Importance in Business or Economics
Optimization analytics is crucial for businesses seeking to operate efficiently and competitively. It enables companies to allocate limited resources (capital, labor, time) in the most effective way possible to achieve their strategic goals. By identifying the best operational strategies, businesses can reduce waste, cut costs, improve product or service delivery, and ultimately increase profitability.
In economics, optimization principles are fundamental to understanding consumer behavior (utility maximization) and firm production (profit maximization). Applied optimization analytics helps translate these theoretical concepts into practical business strategies. It provides a quantitative basis for decision-making, reducing reliance on guesswork and leading to more robust and successful outcomes.
Furthermore, in an era of big data, the ability to process vast amounts of information and extract actionable, optimal strategies is a significant competitive advantage. Companies that effectively employ optimization analytics can adapt more quickly to market changes and outperform their rivals.
Types or Variations
Optimization analytics can be broadly categorized based on the nature of the variables and the problem structure:
- Linear Programming (LP): Used when the objective function and constraints are linear.
- Integer Programming (IP): Similar to LP, but variables must be integers (e.g., number of units to produce).
- Non-Linear Programming (NLP): Used when the objective function or constraints are non-linear.

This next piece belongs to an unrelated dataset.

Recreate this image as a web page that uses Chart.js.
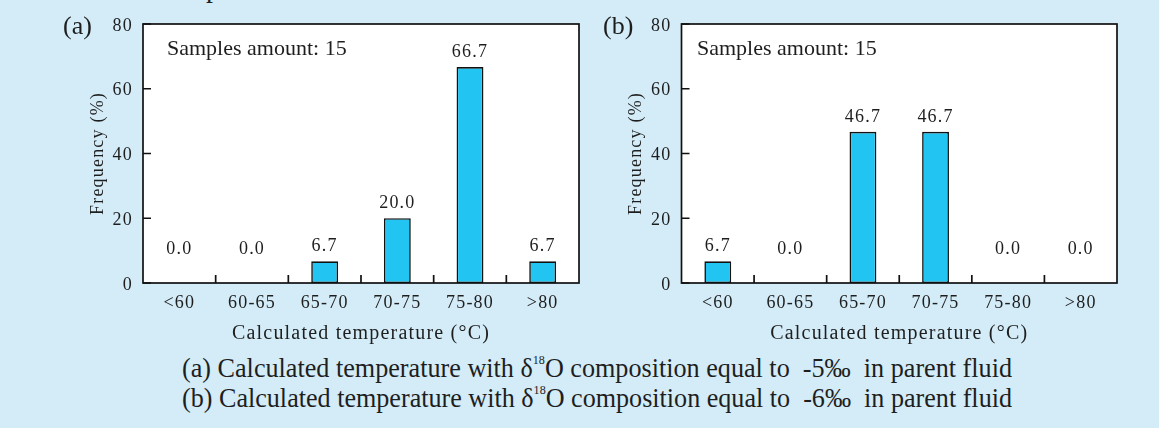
<!DOCTYPE html>
<html>
<head>
<meta charset="utf-8">
<script src="https://cdn.jsdelivr.net/npm/chart.js@4.4.1/dist/chart.umd.min.js"></script>
<style>
body{margin:0;width:1159px;height:428px;background:#d3ecf8;overflow:hidden;position:relative;font-family:"Liberation Serif","Times New Roman",serif;color:#1e1e1e}
canvas{position:absolute;top:0}
#chartA{left:0}
#chartB{left:585px}
.panel{position:absolute;top:13px;font-size:26px;line-height:26px}
.note{position:absolute;top:36.6px;font-size:22px;line-height:22px}
.cap{position:absolute;left:182px;font-size:28px;line-height:27px;white-space:nowrap;transform-origin:0 0}
.cap sup{font-size:13px;line-height:0;vertical-align:13px}
.frag{position:absolute;left:206px;top:-26px;font-size:28px;line-height:28px}
</style>
</head>
<body>
<div class="frag">p</div>
<canvas id="chartA" width="600" height="350"></canvas>
<canvas id="chartB" width="574" height="350"></canvas>
<div class="panel" style="left:63px">(a)</div>
<div class="panel" style="left:603px">(b)</div>
<div class="note" id="noteA" style="left:167px"></div>
<div class="note" id="noteB" style="left:697px"></div>
<div class="cap" style="top:353.5px">(a) Calculated temperature with &delta;<sup>18</sup>O composition equal to&nbsp; -5&permil;&nbsp; in parent fluid</div>
<div class="cap" style="top:383.5px">(b) Calculated temperature with &delta;<sup>18</sup>O composition equal to&nbsp; -6&permil;&nbsp; in parent fluid</div>
<script>
// data
const categories = ["<60", "60-65", "65-70", "70-75", "75-80", ">80"];
const freqA = [0.0, 0.0, 6.7, 20.0, 66.7, 6.7];
const freqB = [6.7, 0.0, 46.7, 46.7, 0.0, 0.0];
const yTicks = [0, 20, 40, 60, 80];
const samplesA = 15;
const samplesB = 15;

const FONT = "'Liberation Serif', 'Times New Roman', serif";
const INK = "#1e1e1e";
Chart.defaults.font.family = FONT;
Chart.defaults.color = INK;

document.getElementById("noteA").textContent = "Samples amount: " + samplesA;
document.getElementById("noteB").textContent = "Samples amount: " + samplesB;

// fit the captions to the width they take in the figure
document.querySelectorAll(".cap").forEach(el=>{
    const w = el.getBoundingClientRect().width;
    el.style.transform = "scaleX(" + (830 / w) + ")";
});

const framePlugin = {
    id: "frame",
    beforeLayout(chart){ chart.ctx.letterSpacing = "1.2px"; },
    beforeDraw(chart){
        const {ctx, chartArea: a} = chart;
        ctx.letterSpacing = "1.2px";
        ctx.save();
        ctx.fillStyle = "#fff";
        ctx.fillRect(a.left, a.top, a.right - a.left, a.bottom - a.top);
        ctx.restore();
    },
    afterDraw(chart){
        const {ctx, chartArea: a} = chart;
        const xs = chart.scales.x, ys = chart.scales.y;
        ctx.save();
        ctx.strokeStyle = "#111";
        ctx.lineWidth = 1.7;
        ctx.strokeRect(a.left, a.top, a.right - a.left, a.bottom - a.top);
        ctx.beginPath();
        // inward ticks on y
        yTicks.forEach(v=>{
            const y = ys.getPixelForValue(v);
            ctx.moveTo(a.left, y);
            ctx.lineTo(a.left + 8, y);
        });
        // inward ticks on x, at the category boundaries
        for(let i=1;i<categories.length;i++){
            const x = (xs.getPixelForValue(i-1) + xs.getPixelForValue(i)) / 2;
            ctx.moveTo(x, a.bottom);
            ctx.lineTo(x, a.bottom - 8);
        }
        ctx.stroke();

        // value labels above the bars
        const data = chart.data.datasets[0].data;
        ctx.font = "18px " + FONT;
        ctx.fillStyle = INK;
        ctx.textAlign = "center";
        ctx.textBaseline = "alphabetic";
        data.forEach((v,i)=>{
            const x = xs.getPixelForValue(i);
            const y = Math.min(ys.getPixelForValue(v) - 10, ys.getPixelForValue(0) - 29.5);
            ctx.fillText(v.toFixed(1), x, y);
        });
        ctx.restore();
    }
};

function makeChart(id, values, padLeft, padRight){
    return new Chart(document.getElementById(id), {
        type: "bar",
        data: {
            labels: categories,
            datasets: [{
                data: values,
                backgroundColor: "#22c4f2",
                borderColor: "#111",
                borderWidth: 1.6,
                borderSkipped: false,
                barPercentage: 0.37,
                categoryPercentage: 1
            }]
        },
        options: {
            responsive: false,
            animation: false,
            layout: { padding: { left: padLeft, right: padRight, top: 24, bottom: 0 } },
            plugins: { legend: { display: false }, tooltip: { enabled: false } },
            scales: {
                x: {
                    grid: { display: false, drawTicks: false },
                    border: { display: false },
                    ticks: { color: INK, font: { size: 18 }, padding: 9, maxRotation: 0, autoSkip: false },
                    title: { display: true, text: "Calculated temperature (°C)", color: INK, font: { size: 20 }, padding: { top: 0, bottom: 4 } },
                    afterFit(s){ s.height = 67; }
                },
                y: {
                    min: 0, max: 80,
                    afterBuildTicks(s){ s.ticks = yTicks.map(v=>({ value: v })); },
                    grid: { display: false, drawTicks: false },
                    border: { display: false },
                    ticks: { color: INK, font: { size: 18 }, padding: 10, labelOffset: 2 },
                    title: { display: true, text: "Frequency (%)", color: INK, font: { size: 18 }, padding: { top: 34.2, bottom: 0 } },
                    afterFit(s){ s.width = 90; }
                }
            }
        },
        plugins: [framePlugin]
    });
}

makeChart("chartA", freqA, 53, 21);
makeChart("chartB", freqB, 6.5, 42);
</script>
</body>
</html>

- Dynamic Programming: Breaks down complex problems into simpler sub-problems.
- Stochastic Optimization: Deals with problems involving uncertainty and randomness.
- Combinatorial Optimization: Focuses on finding an optimal object from a finite set of objects.
Related Terms
- Operations Research
- Mathematical Modeling
- Predictive Analytics
- Prescriptive Analytics
- Data Mining
- Machine Learning
- Linear Programming
- Constraint Satisfaction
Sources and Further Reading
- Coursera: Optimization Analytics
- MathWorks: Optimization Analytics
- INFORMS (The Institute for Operations Research and the Management Sciences)
- TutorialsPoint: Optimization in Operations Research
Quick Reference
Optimization Analytics: Data analysis focused on finding the best possible solution given objectives and constraints. Uses mathematical models and algorithms to improve efficiency, maximize profits, or minimize costs. It’s prescriptive, guiding specific actions.
Frequently Asked Questions (FAQs)
What is the difference between predictive and optimization analytics?
Predictive analytics forecasts future outcomes or behaviors based on historical data. Optimization analytics takes these predictions (and other data) and determines the best course of action to achieve a desired outcome, given specific constraints.
What are the typical applications of optimization analytics in business?
Common applications include optimizing supply chains, scheduling production, managing inventory, setting prices, allocating marketing budgets, and improving financial portfolio management.
What skills are needed for optimization analytics?
Essential skills include strong mathematical and statistical knowledge, proficiency in programming languages (like Python or R), experience with optimization software and libraries, data modeling, and problem-solving capabilities.